*Dataset records*.

────────────────

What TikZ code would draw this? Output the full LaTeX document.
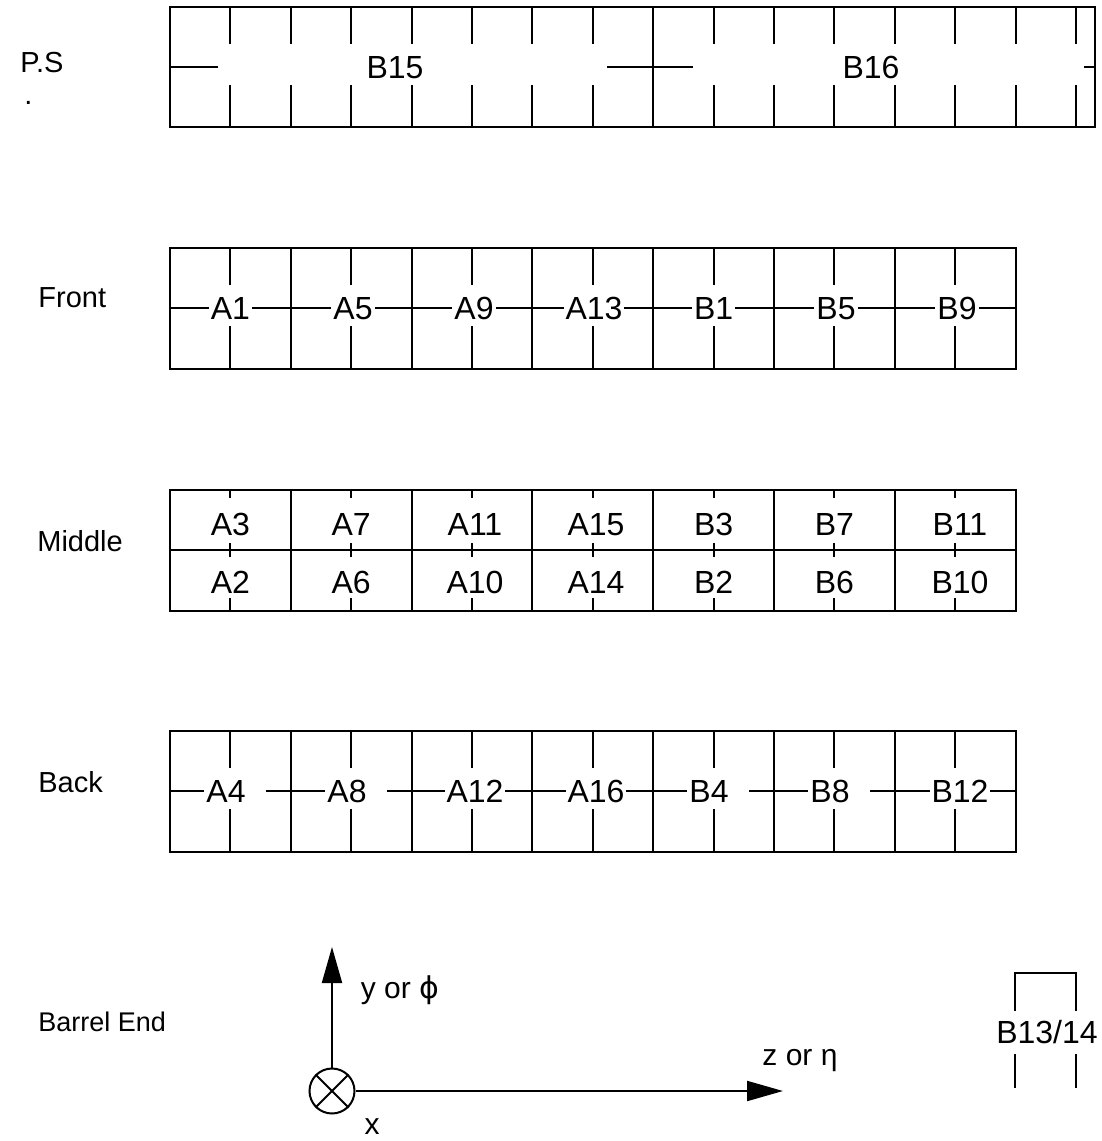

────────────────

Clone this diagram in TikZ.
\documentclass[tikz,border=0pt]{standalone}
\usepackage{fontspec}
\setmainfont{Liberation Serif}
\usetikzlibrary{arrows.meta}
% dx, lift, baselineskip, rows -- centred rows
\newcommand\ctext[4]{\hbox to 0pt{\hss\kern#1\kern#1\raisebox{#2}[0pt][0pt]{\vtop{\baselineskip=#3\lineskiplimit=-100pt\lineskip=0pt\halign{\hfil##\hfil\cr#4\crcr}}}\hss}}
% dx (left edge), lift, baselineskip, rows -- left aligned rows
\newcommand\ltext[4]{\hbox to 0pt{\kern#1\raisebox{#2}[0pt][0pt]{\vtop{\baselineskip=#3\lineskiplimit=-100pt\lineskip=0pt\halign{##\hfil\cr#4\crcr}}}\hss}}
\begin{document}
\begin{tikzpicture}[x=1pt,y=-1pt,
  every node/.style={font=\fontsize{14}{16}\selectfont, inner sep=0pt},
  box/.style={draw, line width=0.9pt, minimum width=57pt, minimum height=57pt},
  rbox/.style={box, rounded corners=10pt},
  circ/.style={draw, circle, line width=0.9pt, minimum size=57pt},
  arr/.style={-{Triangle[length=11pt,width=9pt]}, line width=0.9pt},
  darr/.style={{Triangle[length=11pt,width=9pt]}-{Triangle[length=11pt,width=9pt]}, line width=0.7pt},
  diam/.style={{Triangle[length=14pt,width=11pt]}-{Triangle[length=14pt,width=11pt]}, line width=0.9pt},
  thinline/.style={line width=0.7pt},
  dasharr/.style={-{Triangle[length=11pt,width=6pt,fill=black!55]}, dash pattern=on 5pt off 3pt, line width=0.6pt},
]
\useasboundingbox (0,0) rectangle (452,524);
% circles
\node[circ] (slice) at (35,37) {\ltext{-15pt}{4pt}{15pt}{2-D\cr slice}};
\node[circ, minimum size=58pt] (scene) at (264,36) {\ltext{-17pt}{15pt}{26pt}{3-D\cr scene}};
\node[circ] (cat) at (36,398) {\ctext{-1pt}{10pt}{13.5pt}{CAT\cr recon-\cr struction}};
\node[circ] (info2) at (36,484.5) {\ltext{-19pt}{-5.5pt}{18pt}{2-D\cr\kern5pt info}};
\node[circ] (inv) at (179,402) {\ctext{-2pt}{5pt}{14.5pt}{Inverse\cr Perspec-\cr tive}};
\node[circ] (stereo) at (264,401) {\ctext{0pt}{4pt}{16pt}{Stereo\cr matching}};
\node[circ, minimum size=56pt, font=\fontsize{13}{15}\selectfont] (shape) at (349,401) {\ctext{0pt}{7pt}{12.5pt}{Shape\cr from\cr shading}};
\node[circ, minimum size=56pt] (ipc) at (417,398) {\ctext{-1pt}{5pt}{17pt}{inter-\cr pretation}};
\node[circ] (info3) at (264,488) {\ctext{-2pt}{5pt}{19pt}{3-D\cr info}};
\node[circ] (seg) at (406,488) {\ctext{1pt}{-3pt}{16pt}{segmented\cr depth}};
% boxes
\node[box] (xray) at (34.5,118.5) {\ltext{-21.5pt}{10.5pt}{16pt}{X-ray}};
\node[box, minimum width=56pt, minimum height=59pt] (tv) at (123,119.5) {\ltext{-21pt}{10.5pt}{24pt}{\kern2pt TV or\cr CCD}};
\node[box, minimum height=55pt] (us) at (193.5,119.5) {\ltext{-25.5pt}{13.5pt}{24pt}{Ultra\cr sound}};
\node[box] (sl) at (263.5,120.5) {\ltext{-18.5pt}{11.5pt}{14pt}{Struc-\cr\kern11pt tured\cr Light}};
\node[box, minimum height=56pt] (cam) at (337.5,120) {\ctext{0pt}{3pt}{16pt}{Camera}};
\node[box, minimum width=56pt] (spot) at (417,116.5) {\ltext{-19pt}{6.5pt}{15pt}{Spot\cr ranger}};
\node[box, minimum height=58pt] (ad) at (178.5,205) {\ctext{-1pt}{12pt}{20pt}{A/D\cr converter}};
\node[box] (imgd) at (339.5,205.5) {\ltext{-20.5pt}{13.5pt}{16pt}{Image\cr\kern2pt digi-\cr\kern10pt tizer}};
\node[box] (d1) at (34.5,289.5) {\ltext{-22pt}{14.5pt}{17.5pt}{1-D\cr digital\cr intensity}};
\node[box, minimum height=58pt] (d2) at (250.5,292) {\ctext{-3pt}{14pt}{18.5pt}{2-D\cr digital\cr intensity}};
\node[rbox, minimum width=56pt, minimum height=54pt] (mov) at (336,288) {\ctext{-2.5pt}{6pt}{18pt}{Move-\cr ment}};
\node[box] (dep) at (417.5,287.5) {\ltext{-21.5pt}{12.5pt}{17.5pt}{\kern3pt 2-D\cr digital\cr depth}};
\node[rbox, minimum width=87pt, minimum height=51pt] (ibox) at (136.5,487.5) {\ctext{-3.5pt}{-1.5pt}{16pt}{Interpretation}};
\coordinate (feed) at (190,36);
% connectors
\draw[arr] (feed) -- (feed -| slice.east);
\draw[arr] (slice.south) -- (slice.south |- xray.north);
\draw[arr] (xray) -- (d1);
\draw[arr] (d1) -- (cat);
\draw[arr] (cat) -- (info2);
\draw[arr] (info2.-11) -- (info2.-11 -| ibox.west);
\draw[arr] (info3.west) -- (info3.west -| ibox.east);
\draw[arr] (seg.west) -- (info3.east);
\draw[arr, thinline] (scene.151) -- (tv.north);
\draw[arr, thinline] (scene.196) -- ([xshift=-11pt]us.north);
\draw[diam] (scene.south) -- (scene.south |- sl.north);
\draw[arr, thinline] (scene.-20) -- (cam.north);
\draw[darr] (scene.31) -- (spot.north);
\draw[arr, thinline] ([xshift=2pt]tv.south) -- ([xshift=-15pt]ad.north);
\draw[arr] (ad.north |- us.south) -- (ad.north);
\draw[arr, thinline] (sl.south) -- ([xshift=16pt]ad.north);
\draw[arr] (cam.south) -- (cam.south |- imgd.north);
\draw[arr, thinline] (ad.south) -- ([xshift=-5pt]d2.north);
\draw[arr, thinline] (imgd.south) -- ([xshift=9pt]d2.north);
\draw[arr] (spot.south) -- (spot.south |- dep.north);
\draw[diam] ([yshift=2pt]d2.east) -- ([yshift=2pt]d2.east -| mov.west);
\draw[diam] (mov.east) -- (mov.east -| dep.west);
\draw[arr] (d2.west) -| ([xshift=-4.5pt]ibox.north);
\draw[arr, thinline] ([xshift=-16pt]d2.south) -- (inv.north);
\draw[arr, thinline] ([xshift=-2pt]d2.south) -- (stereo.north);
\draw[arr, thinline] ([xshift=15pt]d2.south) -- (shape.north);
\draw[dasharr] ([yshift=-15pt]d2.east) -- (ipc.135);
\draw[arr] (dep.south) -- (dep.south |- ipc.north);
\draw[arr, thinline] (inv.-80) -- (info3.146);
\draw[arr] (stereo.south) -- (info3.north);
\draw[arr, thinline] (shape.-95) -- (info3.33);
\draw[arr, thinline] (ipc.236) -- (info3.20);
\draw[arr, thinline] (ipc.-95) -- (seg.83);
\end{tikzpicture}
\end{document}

────────────────

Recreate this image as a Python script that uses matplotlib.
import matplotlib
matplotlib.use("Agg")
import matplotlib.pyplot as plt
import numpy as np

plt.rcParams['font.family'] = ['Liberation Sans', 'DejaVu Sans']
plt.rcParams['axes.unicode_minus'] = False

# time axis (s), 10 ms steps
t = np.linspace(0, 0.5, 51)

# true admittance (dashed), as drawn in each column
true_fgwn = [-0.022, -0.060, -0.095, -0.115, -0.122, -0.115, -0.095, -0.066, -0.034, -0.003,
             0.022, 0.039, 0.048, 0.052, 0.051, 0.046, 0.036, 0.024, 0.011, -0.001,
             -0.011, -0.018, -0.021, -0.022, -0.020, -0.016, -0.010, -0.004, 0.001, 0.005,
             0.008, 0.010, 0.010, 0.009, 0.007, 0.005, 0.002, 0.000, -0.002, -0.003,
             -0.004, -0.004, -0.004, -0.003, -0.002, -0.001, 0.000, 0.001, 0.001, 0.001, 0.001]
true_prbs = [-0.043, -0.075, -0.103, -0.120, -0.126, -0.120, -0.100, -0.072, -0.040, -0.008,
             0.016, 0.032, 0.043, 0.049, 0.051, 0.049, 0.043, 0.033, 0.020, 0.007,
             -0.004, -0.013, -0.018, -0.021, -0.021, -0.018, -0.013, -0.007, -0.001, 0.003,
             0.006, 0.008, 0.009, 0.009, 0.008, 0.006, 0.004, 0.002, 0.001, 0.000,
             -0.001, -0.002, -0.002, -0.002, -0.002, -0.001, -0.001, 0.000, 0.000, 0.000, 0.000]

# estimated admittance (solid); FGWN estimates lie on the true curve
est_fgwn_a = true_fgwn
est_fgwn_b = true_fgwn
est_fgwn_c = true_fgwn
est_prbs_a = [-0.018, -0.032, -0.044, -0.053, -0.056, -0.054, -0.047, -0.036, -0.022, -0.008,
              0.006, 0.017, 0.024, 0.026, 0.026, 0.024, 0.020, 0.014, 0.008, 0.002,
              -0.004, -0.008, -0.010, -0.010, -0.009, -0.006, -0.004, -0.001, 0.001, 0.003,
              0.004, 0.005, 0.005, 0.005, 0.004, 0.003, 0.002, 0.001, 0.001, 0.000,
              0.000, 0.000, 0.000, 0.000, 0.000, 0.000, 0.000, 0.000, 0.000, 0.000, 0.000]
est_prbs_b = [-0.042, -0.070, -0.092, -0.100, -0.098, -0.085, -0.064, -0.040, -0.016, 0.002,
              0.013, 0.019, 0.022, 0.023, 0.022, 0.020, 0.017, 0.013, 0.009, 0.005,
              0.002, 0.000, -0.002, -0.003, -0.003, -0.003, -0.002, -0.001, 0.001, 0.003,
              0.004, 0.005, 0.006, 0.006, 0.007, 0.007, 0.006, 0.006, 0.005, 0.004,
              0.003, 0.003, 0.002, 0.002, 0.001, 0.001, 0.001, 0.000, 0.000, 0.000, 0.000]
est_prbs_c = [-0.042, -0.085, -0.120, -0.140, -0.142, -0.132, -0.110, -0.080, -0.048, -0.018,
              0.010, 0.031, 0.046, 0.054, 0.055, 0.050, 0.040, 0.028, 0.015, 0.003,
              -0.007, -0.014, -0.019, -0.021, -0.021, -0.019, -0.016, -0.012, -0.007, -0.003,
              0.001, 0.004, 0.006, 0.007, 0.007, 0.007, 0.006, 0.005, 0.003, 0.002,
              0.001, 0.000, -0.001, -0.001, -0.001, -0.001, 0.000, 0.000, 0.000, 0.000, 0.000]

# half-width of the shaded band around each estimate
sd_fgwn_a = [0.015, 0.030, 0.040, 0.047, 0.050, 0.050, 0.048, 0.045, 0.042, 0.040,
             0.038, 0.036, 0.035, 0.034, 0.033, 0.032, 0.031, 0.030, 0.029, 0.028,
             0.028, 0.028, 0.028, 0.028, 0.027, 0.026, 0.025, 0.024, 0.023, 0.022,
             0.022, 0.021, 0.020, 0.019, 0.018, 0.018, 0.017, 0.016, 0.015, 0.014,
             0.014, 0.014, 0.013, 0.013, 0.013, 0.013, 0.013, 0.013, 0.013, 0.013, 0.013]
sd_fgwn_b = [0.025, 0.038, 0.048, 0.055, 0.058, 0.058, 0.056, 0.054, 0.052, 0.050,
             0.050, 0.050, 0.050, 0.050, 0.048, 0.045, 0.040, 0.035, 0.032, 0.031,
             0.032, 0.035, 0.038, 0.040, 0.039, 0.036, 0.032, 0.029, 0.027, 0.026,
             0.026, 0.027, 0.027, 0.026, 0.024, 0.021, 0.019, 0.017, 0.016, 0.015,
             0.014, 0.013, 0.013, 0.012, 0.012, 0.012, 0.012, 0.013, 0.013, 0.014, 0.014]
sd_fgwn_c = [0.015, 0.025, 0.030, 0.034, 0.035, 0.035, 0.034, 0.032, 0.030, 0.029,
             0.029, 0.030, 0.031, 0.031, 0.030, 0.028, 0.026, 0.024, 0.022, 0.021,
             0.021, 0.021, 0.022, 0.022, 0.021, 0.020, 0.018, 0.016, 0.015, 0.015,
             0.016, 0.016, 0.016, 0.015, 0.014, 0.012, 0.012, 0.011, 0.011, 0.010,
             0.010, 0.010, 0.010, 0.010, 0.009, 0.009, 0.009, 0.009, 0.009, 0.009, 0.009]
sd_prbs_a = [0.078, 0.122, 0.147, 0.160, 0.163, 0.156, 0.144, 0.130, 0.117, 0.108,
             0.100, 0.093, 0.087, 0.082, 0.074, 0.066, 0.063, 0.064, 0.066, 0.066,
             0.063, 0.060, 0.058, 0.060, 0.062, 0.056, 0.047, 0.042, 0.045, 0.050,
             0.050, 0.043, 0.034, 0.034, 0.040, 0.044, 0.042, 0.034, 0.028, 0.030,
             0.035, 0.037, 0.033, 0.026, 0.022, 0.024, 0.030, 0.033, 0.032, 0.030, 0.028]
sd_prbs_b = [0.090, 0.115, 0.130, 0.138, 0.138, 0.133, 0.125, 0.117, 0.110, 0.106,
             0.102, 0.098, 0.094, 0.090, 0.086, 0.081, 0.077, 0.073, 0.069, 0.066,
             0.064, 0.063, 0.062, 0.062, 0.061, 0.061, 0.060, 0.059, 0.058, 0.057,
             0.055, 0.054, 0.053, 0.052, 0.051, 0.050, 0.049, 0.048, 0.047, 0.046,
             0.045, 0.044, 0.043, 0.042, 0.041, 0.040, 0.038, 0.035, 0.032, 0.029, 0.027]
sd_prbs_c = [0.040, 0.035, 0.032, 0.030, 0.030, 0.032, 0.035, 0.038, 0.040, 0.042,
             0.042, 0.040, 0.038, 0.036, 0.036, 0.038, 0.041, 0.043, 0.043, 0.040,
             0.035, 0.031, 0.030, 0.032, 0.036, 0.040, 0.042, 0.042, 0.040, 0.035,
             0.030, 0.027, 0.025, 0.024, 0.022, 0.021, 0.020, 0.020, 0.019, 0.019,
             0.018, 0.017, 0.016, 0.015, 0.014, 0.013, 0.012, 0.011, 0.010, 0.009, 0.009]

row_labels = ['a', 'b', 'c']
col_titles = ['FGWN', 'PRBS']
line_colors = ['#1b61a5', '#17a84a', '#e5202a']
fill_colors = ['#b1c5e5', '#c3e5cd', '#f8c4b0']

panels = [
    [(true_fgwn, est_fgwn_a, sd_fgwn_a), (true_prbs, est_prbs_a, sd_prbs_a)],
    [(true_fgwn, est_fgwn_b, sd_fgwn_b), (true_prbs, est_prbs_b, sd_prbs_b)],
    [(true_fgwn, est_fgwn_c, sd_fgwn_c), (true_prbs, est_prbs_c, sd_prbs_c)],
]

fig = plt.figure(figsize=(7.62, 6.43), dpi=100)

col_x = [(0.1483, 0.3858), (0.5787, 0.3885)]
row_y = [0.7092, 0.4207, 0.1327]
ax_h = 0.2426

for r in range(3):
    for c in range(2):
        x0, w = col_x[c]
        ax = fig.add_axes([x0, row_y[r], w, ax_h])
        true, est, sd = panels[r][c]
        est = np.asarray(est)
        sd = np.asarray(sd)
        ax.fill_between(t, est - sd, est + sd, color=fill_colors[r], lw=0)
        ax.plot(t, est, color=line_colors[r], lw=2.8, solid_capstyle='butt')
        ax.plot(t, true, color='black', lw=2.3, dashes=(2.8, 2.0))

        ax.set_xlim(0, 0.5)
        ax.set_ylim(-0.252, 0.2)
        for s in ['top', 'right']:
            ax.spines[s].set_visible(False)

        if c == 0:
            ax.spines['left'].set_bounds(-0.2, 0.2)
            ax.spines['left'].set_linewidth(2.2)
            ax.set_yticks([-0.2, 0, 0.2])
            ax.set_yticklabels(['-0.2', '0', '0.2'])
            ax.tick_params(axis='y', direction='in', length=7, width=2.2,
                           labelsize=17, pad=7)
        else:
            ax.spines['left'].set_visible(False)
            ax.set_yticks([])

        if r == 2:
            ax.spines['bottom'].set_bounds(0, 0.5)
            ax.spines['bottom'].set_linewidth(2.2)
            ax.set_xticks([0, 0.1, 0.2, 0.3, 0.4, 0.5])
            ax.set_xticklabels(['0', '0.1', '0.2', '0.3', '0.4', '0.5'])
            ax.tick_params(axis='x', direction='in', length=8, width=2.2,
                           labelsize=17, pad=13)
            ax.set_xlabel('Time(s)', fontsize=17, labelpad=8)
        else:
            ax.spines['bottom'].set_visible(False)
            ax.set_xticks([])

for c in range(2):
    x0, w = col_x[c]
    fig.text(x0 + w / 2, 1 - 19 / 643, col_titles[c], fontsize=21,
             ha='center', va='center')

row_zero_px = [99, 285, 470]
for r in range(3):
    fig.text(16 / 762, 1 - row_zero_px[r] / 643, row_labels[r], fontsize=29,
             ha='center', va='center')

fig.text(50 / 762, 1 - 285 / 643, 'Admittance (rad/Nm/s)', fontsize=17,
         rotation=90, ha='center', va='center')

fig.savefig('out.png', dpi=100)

────────────────

*Aim of the task*.
The lines to quote run from the one containing "Recreate this image" to the one containing "t = np.linspace(0, 0.5, 51)". Quote them exactly, with both of those lines, and nothing else.

*Result of the exercise*.
Recreate this image as a Python script that uses matplotlib.
import matplotlib
matplotlib.use("Agg")
import matplotlib.pyplot as plt
import numpy as np

plt.rcParams['font.family'] = ['Liberation Sans', 'DejaVu Sans']
plt.rcParams['axes.unicode_minus'] = False

# time axis (s), 10 ms steps
t = np.linspace(0, 0.5, 51)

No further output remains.